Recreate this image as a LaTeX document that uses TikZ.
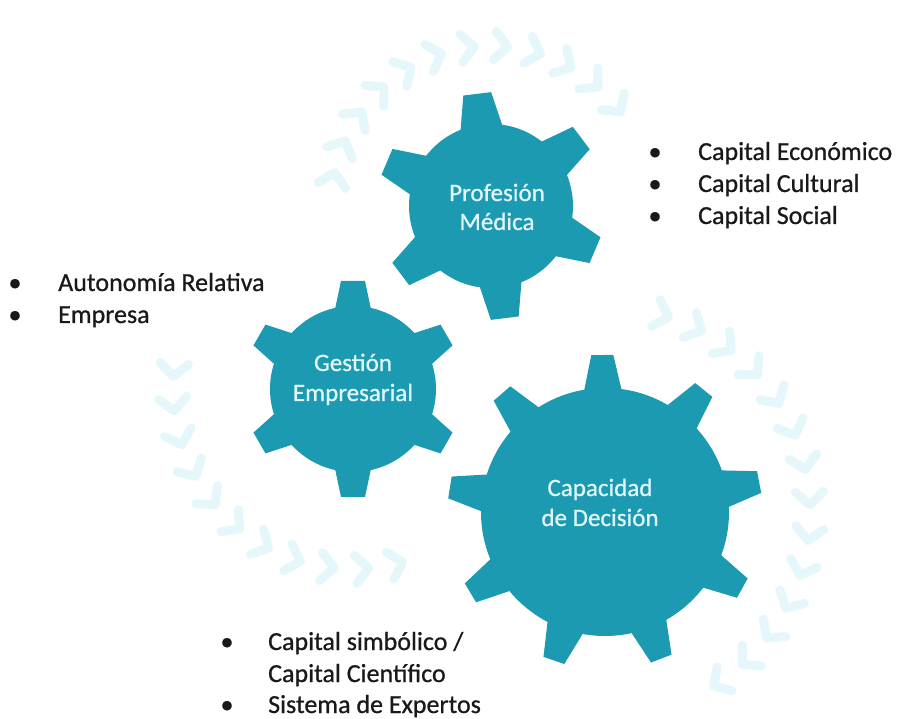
\documentclass[tikz,border=0pt]{standalone}
\usepackage{fontspec}
\setmainfont{Carlito}[RawFeature={embolden=0.7}]
\usetikzlibrary{calc}
\definecolor{gearteal}{RGB}{27,154,178}
\definecolor{gearlabel}{RGB}{226,247,251}
\definecolor{flowtint}{RGB}{229,247,251}

% #1 centre, #2 body radius, #3 tip radius, #4 teeth, #5 first tooth angle,
% #6 half width at tip, #7 half width at root
\newcommand\cogwheel[7]{%
  \begin{scope}[shift={#1}]
    \fill[gearfill] (0,0) circle[radius=#2pt];
    \foreach \k in {1,...,#4}{
      \fill[gearfill, rotate={#5+360/#4*(\k-1)}]
        ({#2-8},-#7) -- (#3,-#6) -- (#3,#6) -- ({#2-8},#7) -- cycle;
    }
  \end{scope}}

\begin{document}
\begin{tikzpicture}[x=1pt,y=1pt,
  gearfill/.style={fill=gearteal},
  geartext/.style={text=gearlabel, font=\fontsize{25}{30}\selectfont, anchor=base, inner sep=0pt},
  listtext/.style={text=black!90, font=\fontsize{26}{32}\selectfont, anchor=base west, inner sep=0pt},
  bulletmark/.style={text=black!90, font=\fontsize{26}{32}\selectfont, anchor=base, inner sep=0pt},
  chevron/.style={draw=flowtint, line width=9pt, line join=round, line cap=round}]

  \useasboundingbox (0,0) rectangle (897,718);
  \fill[white] (0,0) rectangle (897,718);

  \coordinate (g1) at (491,512);
  \coordinate (g2) at (353,329);
  \coordinate (g3) at (605,206);

  % faint circular flow of chevrons around each wheel
  \foreach \a in {168,156,...,36}
    \draw[chevron, shift={($(g1)+(\a:160)$)}, rotate=\a-90] (-13,14) -- (0,0) -- (-13,-14);
  \foreach \a in {72,62,...,-60}
    \draw[chevron, shift={($(g3)+(\a:205)$)}, rotate=\a-90] (-13,14) -- (0,0) -- (-13,-14);
  \foreach \a in {176,187,...,286}
    \draw[chevron, shift={($(g2)+(\a:180)$)}, rotate=\a+90] (-13,14) -- (0,0) -- (-13,-14);

  % wheels
  \cogwheel{(g1)}{82}{113}{6}{97}{14}{22}
  \cogwheel{(g2)}{83}{108}{6}{90}{12}{19}
  \cogwheel{(g3)}{124}{157}{9}{91}{11}{20}

  % wheel labels
  \node[geartext] (g1a) at (497,517) {Profesión};
  \node[geartext] (g1b) at (497,488) {Médica};
  \node[geartext] (g2a) at (353,347) {Gestión};
  \node[geartext] (g2b) at (353,317) {Empresarial};
  \node[geartext] (g3a) at (600,222) {Capacidad};
  \node[geartext] (g3b) at (600,192) {de Decisión};

  % list beside the top wheel
  \node[bulletmark] (r1b) at (655,558) {•};
  \node[listtext]   (r1)  at (698,558) {Capital Económico};
  \node[bulletmark] (r2b) at (655,526) {•};
  \node[listtext]   (r2)  at (698,526) {Capital Cultural};
  \node[bulletmark] (r3b) at (655,494) {•};
  \node[listtext]   (r3)  at (698,494) {Capital Social};

  % list beside the left wheel
  \node[bulletmark] (l1b) at (15,427) {•};
  \node[listtext]   (l1)  at (58,427) {Autonomía Relativa};
  \node[bulletmark] (l2b) at (15,395) {•};
  \node[listtext]   (l2)  at (58,395) {Empresa};

  % list below the wheels
  \node[bulletmark] (b1b) at (227,68) {•};
  \node[listtext]   (b1)  at (268,68) {Capital simbólico /};
  \node[listtext]   (b2)  at (268,36) {Capital Científico};
  \node[bulletmark] (b3b) at (227,5) {•};
  \node[listtext]   (b3)  at (268,5) {Sistema de Expertos};
\end{tikzpicture}
\end{document}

---

_Objective:_
Skip every picture and transcribe the data above exactly.

_Problem solution:_
Recreate this image as a LaTeX document that uses TikZ.
\documentclass[tikz,border=0pt]{standalone}
\usepackage{fontspec}
\setmainfont{Carlito}[RawFeature={embolden=0.7}]
\usetikzlibrary{calc}
\definecolor{gearteal}{RGB}{27,154,178}
\definecolor{gearlabel}{RGB}{226,247,251}
\definecolor{flowtint}{RGB}{229,247,251}

% #1 centre, #2 body radius, #3 tip radius, #4 teeth, #5 first tooth angle,
% #6 half width at tip, #7 half width at root
\newcommand\cogwheel[7]{%
  \begin{scope}[shift={#1}]
    \fill[gearfill] (0,0) circle[radius=#2pt];
    \foreach \k in {1,...,#4}{
      \fill[gearfill, rotate={#5+360/#4*(\k-1)}]
        ({#2-8},-#7) -- (#3,-#6) -- (#3,#6) -- ({#2-8},#7) -- cycle;
    }
  \end{scope}}

\begin{document}
\begin{tikzpicture}[x=1pt,y=1pt,
  gearfill/.style={fill=gearteal},
  geartext/.style={text=gearlabel, font=\fontsize{25}{30}\selectfont, anchor=base, inner sep=0pt},
  listtext/.style={text=black!90, font=\fontsize{26}{32}\selectfont, anchor=base west, inner sep=0pt},
  bulletmark/.style={text=black!90, font=\fontsize{26}{32}\selectfont, anchor=base, inner sep=0pt},
  chevron/.style={draw=flowtint, line width=9pt, line join=round, line cap=round}]

  \useasboundingbox (0,0) rectangle (897,718);
  \fill[white] (0,0) rectangle (897,718);

  \coordinate (g1) at (491,512);
  \coordinate (g2) at (353,329);
  \coordinate (g3) at (605,206);

  % faint circular flow of chevrons around each wheel
  \foreach \a in {168,156,...,36}
    \draw[chevron, shift={($(g1)+(\a:160)$)}, rotate=\a-90] (-13,14) -- (0,0) -- (-13,-14);
  \foreach \a in {72,62,...,-60}
    \draw[chevron, shift={($(g3)+(\a:205)$)}, rotate=\a-90] (-13,14) -- (0,0) -- (-13,-14);
  \foreach \a in {176,187,...,286}
    \draw[chevron, shift={($(g2)+(\a:180)$)}, rotate=\a+90] (-13,14) -- (0,0) -- (-13,-14);

  % wheels
  \cogwheel{(g1)}{82}{113}{6}{97}{14}{22}
  \cogwheel{(g2)}{83}{108}{6}{90}{12}{19}
  \cogwheel{(g3)}{124}{157}{9}{91}{11}{20}

  % wheel labels
  \node[geartext] (g1a) at (497,517) {Profesión};
  \node[geartext] (g1b) at (497,488) {Médica};
  \node[geartext] (g2a) at (353,347) {Gestión};
  \node[geartext] (g2b) at (353,317) {Empresarial};
  \node[geartext] (g3a) at (600,222) {Capacidad};
  \node[geartext] (g3b) at (600,192) {de Decisión};

  % list beside the top wheel
  \node[bulletmark] (r1b) at (655,558) {•};
  \node[listtext]   (r1)  at (698,558) {Capital Económico};
  \node[bulletmark] (r2b) at (655,526) {•};
  \node[listtext]   (r2)  at (698,526) {Capital Cultural};
  \node[bulletmark] (r3b) at (655,494) {•};
  \node[listtext]   (r3)  at (698,494) {Capital Social};

  % list beside the left wheel
  \node[bulletmark] (l1b) at (15,427) {•};
  \node[listtext]   (l1)  at (58,427) {Autonomía Relativa};
  \node[bulletmark] (l2b) at (15,395) {•};
  \node[listtext]   (l2)  at (58,395) {Empresa};

  % list below the wheels
  \node[bulletmark] (b1b) at (227,68) {•};
  \node[listtext]   (b1)  at (268,68) {Capital simbólico /};
  \node[listtext]   (b2)  at (268,36) {Capital Científico};
  \node[bulletmark] (b3b) at (227,5) {•};
  \node[listtext]   (b3)  at (268,5) {Sistema de Expertos};
\end{tikzpicture}
\end{document}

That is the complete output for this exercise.